US Bank to Transition Securities From LIBOR to SOFR After June 30



After June 30, U.S. Bank will replace the three-month London interbank offered rate (LIBOR) with the three-month CME term secured overnight financing rate (SOFR) as the reference rate for certain outstanding floating rate or fixed-to-floating rate debt securities, preferred stock represented by depositary shares, income trust securities and preferred stock.

In March 2021, the UK Financial Conduct Authority announced that after June 30, 2023, one-month, three-month, six-month and 12-month LIBOR settings either will cease publication or no longer be representative.

In connection with the cessation of representative LIBOR, in the United States, the Adjustable Interest Rate Act (the “LIBOR Act”) was passed and subsequently implemented by regulations issued by the board of governors of the Federal Reserve System (the “LIBOR rule”) to aid transition efforts with respect to certain U.S. law-governed legacy contracts through a statutory replacement of LIBOR with a SOFR-based replacement rate. The LIBOR rule also establishes relevant tenor spread adjustments applicable to the SOFR-based replacement rates and sets forth technical, administrative and operational changes, alterations and modifications that are necessary or appropriate to the implementation, administration and calculation of the replacement reference rate.

Certain Legacy LIBOR instruments lack a clearly defined or practicable benchmark replacement rate, while others contain hardwired contractual fallback provisions that specify the transition to a specific successor reference rate and spread adjustment and, in either case, also may contemplate conforming changes that are necessary or appropriate to the implementation, administration and calculation of the replacement reference rate. U.S. Bank will transition each legacy LIBOR instrument referenced herein to three-month term SOFR plus the relevant tenor spread adjustment on the first applicable date after June 30 either (i) pursuant to the LIBOR Act and LIBOR rule by operation of law, (ii) pursuant to the discretion of a determining person to select the benchmark replacement under the LIBOR Act or LIBOR rule, or (iii) pursuant to the contractual terms of the legacy LIBOR instrument for any legacy LIBOR instruments that have hardwired fallback provisions.

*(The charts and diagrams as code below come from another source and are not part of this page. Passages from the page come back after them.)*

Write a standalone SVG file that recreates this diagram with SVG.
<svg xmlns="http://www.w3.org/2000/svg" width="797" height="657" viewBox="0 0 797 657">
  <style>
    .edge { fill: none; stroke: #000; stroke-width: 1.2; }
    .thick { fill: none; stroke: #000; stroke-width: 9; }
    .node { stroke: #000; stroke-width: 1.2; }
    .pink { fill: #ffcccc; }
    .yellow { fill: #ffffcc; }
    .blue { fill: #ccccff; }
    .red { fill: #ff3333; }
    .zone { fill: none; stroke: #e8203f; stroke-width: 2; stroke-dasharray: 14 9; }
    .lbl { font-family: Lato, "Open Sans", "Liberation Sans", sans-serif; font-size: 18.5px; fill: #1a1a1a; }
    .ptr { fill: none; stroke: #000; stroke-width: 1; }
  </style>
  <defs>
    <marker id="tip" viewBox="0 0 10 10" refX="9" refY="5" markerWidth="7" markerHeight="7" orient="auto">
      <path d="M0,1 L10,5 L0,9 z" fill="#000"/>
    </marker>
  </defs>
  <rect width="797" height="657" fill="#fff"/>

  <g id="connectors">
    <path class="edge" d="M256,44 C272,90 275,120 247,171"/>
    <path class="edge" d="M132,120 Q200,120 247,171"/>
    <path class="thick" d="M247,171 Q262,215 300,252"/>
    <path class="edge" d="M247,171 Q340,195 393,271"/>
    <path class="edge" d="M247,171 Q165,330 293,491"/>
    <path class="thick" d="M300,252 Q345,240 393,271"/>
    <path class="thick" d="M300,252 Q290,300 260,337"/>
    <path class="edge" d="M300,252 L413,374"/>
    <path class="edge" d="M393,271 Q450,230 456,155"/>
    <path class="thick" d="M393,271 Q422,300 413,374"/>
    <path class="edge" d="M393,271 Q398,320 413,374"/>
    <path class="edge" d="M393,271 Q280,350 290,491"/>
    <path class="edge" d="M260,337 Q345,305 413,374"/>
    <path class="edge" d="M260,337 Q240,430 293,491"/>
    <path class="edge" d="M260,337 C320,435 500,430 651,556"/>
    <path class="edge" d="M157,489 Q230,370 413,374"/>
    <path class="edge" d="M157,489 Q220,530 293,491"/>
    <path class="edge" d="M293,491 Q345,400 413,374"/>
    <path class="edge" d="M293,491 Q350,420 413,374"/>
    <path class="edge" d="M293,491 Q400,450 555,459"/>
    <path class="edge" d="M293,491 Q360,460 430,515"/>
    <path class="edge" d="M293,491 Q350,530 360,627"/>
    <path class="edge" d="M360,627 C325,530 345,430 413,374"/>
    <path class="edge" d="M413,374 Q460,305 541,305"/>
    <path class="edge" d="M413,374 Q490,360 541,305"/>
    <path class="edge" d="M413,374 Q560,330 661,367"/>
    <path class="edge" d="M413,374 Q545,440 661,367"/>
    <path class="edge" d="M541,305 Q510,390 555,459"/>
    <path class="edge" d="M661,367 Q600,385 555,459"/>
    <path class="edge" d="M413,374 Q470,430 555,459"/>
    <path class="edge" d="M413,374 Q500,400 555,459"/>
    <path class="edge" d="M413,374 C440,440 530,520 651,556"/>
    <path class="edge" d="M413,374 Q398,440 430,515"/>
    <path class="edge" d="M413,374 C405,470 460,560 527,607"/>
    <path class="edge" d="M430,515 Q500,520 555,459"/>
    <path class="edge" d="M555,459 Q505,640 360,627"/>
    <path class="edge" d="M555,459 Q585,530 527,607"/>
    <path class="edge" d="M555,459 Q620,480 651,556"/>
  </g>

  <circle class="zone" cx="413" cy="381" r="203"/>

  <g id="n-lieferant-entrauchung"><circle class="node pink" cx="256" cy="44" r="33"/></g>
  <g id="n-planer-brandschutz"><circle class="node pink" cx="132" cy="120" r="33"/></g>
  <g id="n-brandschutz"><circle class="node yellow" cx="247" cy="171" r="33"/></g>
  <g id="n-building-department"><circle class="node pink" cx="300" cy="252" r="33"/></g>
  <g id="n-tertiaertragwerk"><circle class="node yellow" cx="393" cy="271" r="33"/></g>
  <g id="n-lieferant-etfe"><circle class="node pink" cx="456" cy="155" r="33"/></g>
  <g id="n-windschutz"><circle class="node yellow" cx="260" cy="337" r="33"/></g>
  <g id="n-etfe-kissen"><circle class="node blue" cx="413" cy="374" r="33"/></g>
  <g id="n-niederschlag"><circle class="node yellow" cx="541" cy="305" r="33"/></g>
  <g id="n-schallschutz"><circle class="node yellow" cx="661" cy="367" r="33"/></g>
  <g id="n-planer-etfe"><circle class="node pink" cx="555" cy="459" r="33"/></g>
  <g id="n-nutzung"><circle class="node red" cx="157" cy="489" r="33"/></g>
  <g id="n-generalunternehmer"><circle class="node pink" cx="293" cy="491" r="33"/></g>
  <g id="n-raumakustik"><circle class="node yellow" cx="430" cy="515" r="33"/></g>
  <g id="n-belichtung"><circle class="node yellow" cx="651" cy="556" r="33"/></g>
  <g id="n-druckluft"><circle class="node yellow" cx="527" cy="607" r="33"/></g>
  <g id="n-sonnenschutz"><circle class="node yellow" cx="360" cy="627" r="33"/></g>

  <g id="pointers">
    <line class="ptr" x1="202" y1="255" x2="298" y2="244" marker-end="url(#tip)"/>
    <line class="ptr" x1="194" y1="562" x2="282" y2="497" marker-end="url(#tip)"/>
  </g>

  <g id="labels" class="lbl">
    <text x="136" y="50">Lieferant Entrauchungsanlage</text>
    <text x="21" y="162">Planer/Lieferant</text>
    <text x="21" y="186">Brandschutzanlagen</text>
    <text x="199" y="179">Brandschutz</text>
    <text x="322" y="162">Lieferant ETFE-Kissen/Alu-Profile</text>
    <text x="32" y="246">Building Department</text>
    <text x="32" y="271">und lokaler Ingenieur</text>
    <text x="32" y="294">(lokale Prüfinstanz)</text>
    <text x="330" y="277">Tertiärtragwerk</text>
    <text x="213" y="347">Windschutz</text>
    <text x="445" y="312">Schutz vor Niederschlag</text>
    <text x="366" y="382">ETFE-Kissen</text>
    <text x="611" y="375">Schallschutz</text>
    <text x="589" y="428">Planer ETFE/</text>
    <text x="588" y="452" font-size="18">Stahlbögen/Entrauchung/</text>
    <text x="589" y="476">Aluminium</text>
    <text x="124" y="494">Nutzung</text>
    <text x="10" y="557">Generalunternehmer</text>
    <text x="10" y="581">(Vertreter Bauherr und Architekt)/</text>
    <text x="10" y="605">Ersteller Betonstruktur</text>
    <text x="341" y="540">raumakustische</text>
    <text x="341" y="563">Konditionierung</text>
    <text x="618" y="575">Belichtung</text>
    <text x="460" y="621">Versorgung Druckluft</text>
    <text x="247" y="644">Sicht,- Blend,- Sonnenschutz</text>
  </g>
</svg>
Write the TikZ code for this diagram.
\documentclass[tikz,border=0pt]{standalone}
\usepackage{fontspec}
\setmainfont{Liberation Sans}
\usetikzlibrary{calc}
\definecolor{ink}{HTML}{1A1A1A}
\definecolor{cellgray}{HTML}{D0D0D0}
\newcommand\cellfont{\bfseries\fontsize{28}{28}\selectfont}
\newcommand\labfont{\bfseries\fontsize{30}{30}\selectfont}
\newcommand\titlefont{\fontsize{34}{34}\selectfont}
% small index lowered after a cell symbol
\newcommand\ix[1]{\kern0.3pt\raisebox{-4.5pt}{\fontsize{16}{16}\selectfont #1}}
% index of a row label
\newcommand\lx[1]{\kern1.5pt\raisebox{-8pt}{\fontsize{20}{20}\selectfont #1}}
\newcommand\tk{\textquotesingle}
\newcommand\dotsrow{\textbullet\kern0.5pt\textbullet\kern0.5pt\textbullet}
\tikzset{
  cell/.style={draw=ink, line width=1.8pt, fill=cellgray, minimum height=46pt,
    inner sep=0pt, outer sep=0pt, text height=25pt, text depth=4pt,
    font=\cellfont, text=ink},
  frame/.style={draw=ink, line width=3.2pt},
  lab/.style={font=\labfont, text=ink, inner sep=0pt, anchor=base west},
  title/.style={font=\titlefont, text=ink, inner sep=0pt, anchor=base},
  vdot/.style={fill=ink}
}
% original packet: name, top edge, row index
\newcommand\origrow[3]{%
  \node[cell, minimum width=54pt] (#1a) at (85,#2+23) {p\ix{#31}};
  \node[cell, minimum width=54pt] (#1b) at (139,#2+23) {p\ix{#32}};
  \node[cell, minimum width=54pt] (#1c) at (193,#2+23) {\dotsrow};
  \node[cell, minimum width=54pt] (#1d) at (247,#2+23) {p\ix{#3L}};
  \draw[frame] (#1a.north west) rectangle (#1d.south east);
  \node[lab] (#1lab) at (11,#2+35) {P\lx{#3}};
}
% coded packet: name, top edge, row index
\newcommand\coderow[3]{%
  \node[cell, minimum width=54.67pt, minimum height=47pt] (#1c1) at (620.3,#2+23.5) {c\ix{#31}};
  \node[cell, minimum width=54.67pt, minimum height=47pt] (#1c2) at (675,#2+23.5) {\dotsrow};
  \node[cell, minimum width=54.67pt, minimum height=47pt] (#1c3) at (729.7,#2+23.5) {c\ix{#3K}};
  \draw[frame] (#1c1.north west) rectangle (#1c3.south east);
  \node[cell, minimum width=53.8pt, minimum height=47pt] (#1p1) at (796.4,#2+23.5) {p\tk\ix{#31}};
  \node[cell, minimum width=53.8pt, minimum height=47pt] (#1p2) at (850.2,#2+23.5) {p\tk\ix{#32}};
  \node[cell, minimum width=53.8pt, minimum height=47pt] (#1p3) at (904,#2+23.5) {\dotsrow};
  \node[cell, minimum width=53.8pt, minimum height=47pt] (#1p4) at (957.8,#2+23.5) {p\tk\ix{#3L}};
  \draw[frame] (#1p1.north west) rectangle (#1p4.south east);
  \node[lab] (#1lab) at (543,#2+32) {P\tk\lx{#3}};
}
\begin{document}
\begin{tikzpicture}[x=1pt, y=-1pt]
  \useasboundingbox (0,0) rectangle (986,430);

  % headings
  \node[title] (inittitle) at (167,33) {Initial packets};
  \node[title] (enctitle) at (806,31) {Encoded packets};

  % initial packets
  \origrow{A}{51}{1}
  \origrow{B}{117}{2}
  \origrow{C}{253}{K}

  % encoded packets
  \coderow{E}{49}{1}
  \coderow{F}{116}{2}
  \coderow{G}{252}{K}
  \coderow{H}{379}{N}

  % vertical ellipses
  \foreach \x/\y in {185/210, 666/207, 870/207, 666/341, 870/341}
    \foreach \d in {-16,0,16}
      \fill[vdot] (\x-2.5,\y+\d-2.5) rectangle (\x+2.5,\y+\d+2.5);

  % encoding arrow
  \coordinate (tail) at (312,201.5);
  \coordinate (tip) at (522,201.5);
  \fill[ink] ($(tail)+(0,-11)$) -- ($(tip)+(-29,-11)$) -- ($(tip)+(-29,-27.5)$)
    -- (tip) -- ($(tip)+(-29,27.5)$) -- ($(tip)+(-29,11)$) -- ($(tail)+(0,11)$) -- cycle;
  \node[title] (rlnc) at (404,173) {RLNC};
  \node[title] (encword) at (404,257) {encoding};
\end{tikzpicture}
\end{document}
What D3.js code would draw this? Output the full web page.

For the following types of legacy LIBOR instruments that lack a clearly defined or practicable benchmark replacement rate and currently use three-month LIBOR as the reference rate or will use three-month LIBOR as the reference rate during a floating rate period, in accordance with the LIBOR Act and LIBOR rule, by operation of law, three-month term SOFR will be the reference rate for calculations of the amount of interest or dividends payable with respect to interest or dividend periods with determination dates occurring after June 30:

  • Floating rate debt securities issued by U.S. Bank
  • Floating rate and fixed-to-floating rate preferred stock (represented by depositary shares) issued by U.S. Bancorp
  • Fixed-to-floating rate income trust securities issued by USB Capital IX
  • Fixed-to-floating rate preferred stock issued by USB Realty Corp.

For legacy LIBOR instruments that lack a clearly defined or practicable benchmark replacement rate and provide a determining person with authority to select the benchmark replacement rate, three-month term SOFR will be the applicable reference rate for calculations of the amount of interest or dividends payable with respect to interest or dividend periods with determination dates occurring after June 30.

For legacy LIBOR instruments for which hardwired contractual fallback provisions specify the transition to a successor reference rate and spread adjustment following the cessation of the publication of three-month LIBOR on a representative basis, three-month term SOFR will be the applicable reference rate for calculations of the amount of interest or dividends payable with respect to interest or dividend periods with determination dates occurring after June 30.

In each case, the three-month term SOFR replacement rate, and therefore the calculation of the amount of interest or dividends payable on securities or instruments for interest or dividend periods with determination dates that occur after June 30, also will include the tenor spread adjustment of 0.26161% provided in the LIBOR Act and LIBOR rule for securities or instruments that reference three-month LIBOR or are consistent with the terms of the hardwired fallback provisions, as appropriate. In addition, the LIBOR Act conforming changes will apply to and will become an integral part of the legacy LIBOR instruments transitioning under the LIBOR Act and LIBOR rule, as well as those instruments transitioning pursuant to hardwired contractual fallback provisions.